After a preparatory intro, the album really begins with 'Kim & Jessie', the lead-off single, which features particularly affecting harmonies and a chorus which feels like being punched in the face by Kevin Shields while you were having a bit of a snog with Nick Rhodes, which is to say momentous, unforgettable and something you want to tell your friends about despite being slightly embarrassed to admit you enjoyed.

The next track, my personal highlight, 'Skin of the Night' is huge, stately and icy-cold. If I were writing this review back in the '80s, I could have described it as glacial - but seeing as that now means "a bit melty", I'm stuck with the less compact depiction. It also, as I sit at my desk ostensibly doing my "real job", just made me play air-electronic-drumkit in such an involved way I just knocked half a carton of Capri-Sun over my work. And what's more, I don't regret a second of it.

By the time you get to the second half of 'Graveyard Girl', it's a testament to how much the album has won you over that you barely bat an eyelid at the awesome, towering ridiculousness of the spoken word section ("I'm 15 years old and I feel it's already too late to live, don't you?").

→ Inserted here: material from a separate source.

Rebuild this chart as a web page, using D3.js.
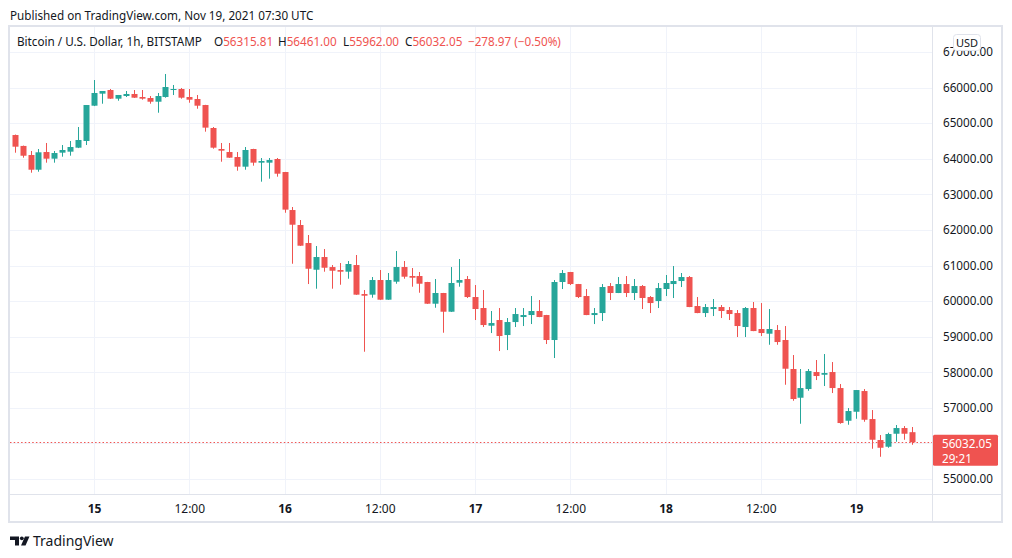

By then you've been caught and you barely notice anything else as you're swept along in the freezing-cold but strangely comforting flow of the record as it worms its way around your brain poking the buttons you didn't think still worked anymore.

The album, like Weird Science, is not without its faults. The production techniques that make the album as a whole so distinctive can render some of the tracks slightly indistinguishable, and the last track 'Midnight Souls Still Remain' is the rare time you lose a bit of patience with M83 - sure it's appropriate enough to end the album with a formless, synthy blur, but does it really have to be over 11 minutes long?

But really, you can forgive him his little indulgences. It may be over eight months old now, but there remain a disappointingly large section of the population that haven't heard this wonderful record. If you enjoy any Kate Bush, Duran Duran or Tears for Fears songs unironically I have two things to say to you. Firstly, congratulations, you are a good person and secondly, whether you're a brain, an athlete, a basket case, a princess or a criminal, you should do yourself a favour and get hold of Saturdays=Youth any way you can.